Pourquoi votre engagement dans l’accueil des scientifiques menacés ?
Si je ne crois pas à l’accueil de chercheurs qui font le même travail que moi, beaucoup mieux que moi, alors pour quoi je travaille ? Mon engagement fait fondamentalement partie de ce que je suis, de la façon dont je fonctionne. Un autre point est à souligner : dès lors qu’un chercheur doit interrompre son activité, des connaissances peuvent être rapidement perdues. La recherche est en effet un travail du quotidien : en général les chercheurs doivent réfléchir à leur recherche tout le temps. Quand je parle de rupture dans la recherche, je ne pense pas à l’arrêt des expériences quand on quitte sa paillasse. Je pense à la rupture intellectuelle et émotionnelle : un membre de sa famille assassiné ou tombé sous les bombes, une maison explosée, et le vide s’installe dans la tête, on perd toute confiance et l’on ne se sent plus en sécurité ni avec les autres, ni avec soi-même.

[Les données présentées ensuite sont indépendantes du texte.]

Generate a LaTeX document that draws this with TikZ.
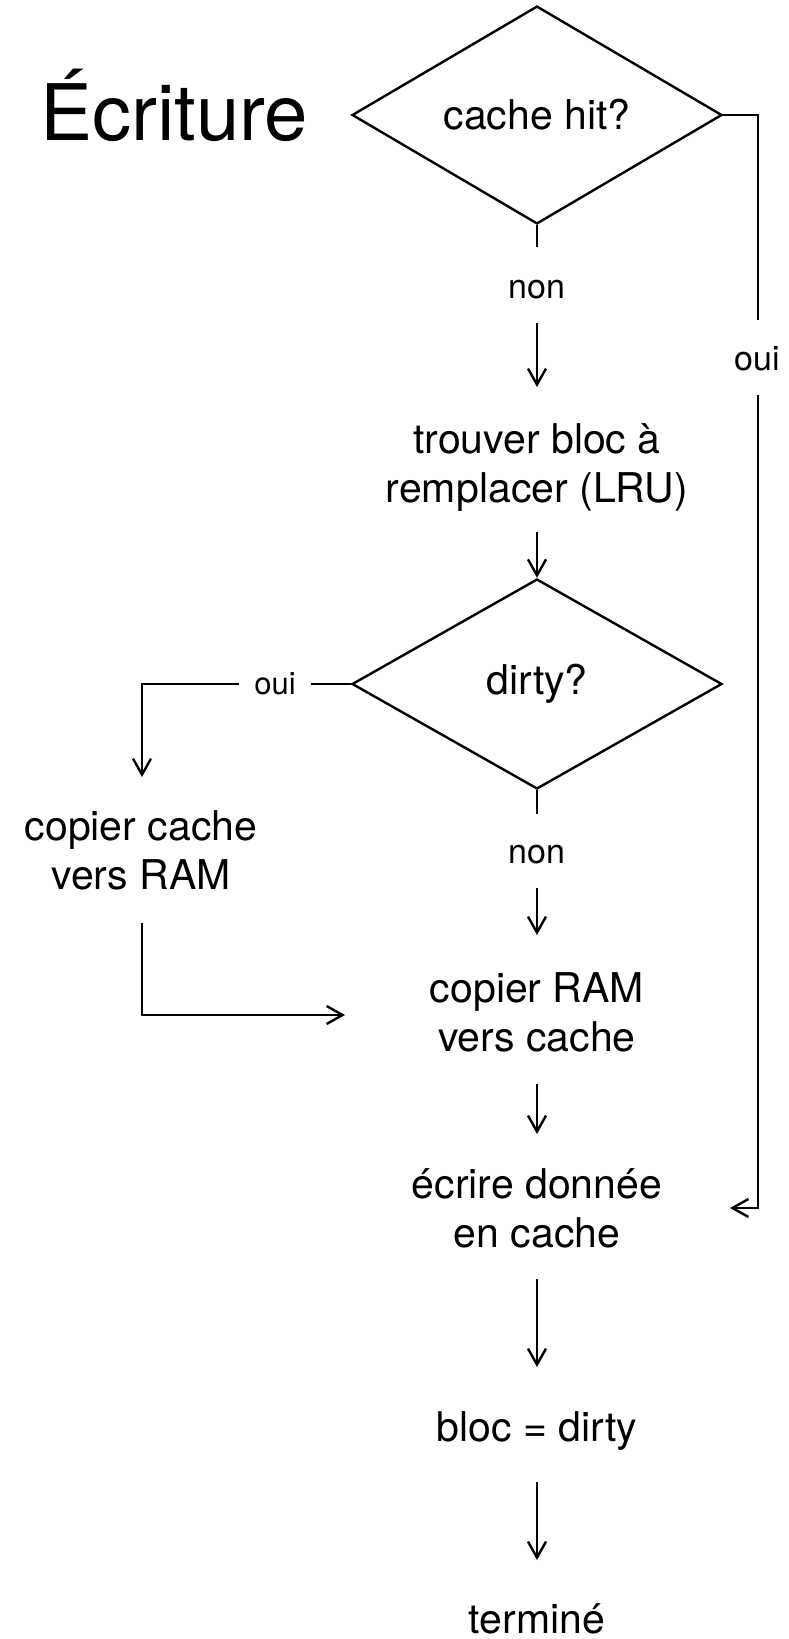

On perd sa capacité à se concentrer, à se projeter dans la vie. Permettre à ces scientifiques de sortir de situations déstabilisantes ou même tragiques en leur proposant de reprendre leurs travaux est très important. Edith Heard
Comment soutenir ce programme d’accueil des scientifiques en danger ?

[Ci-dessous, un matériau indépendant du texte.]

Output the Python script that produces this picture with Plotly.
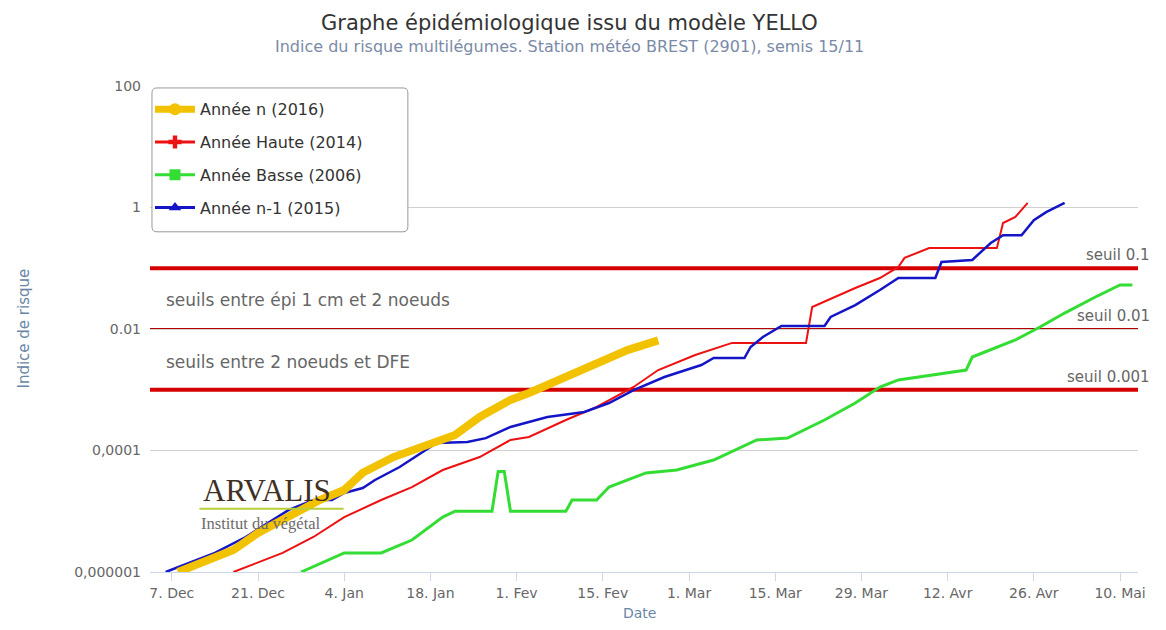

Déjà, il faut en parler autour de soi pour que chacun prenne conscience de l’existence de ce programme. Le plus important, c’est bien cette prise de conscience qui peut elle-même encourager l’accueil. Réaliser que ces personnes, qui sortent de grande détresse, sont comme nous. Et tout geste, tout don est important. J’ai été impressionnée par la mobilisation individuelle au sein des établissements pour accueillir ces scientifiques. Les personnes peuvent aider, comme mettre en lien un professeur de français avec un scientifique et sa famille qui arrivent. Les personnes que nous accueillons ont surmonté des traumatismes avec beaucoup de courage. Leur permettre de reprendre vie dans leurs recherches, c’est donner une chance à des trésors de se montrer et de se découvrir.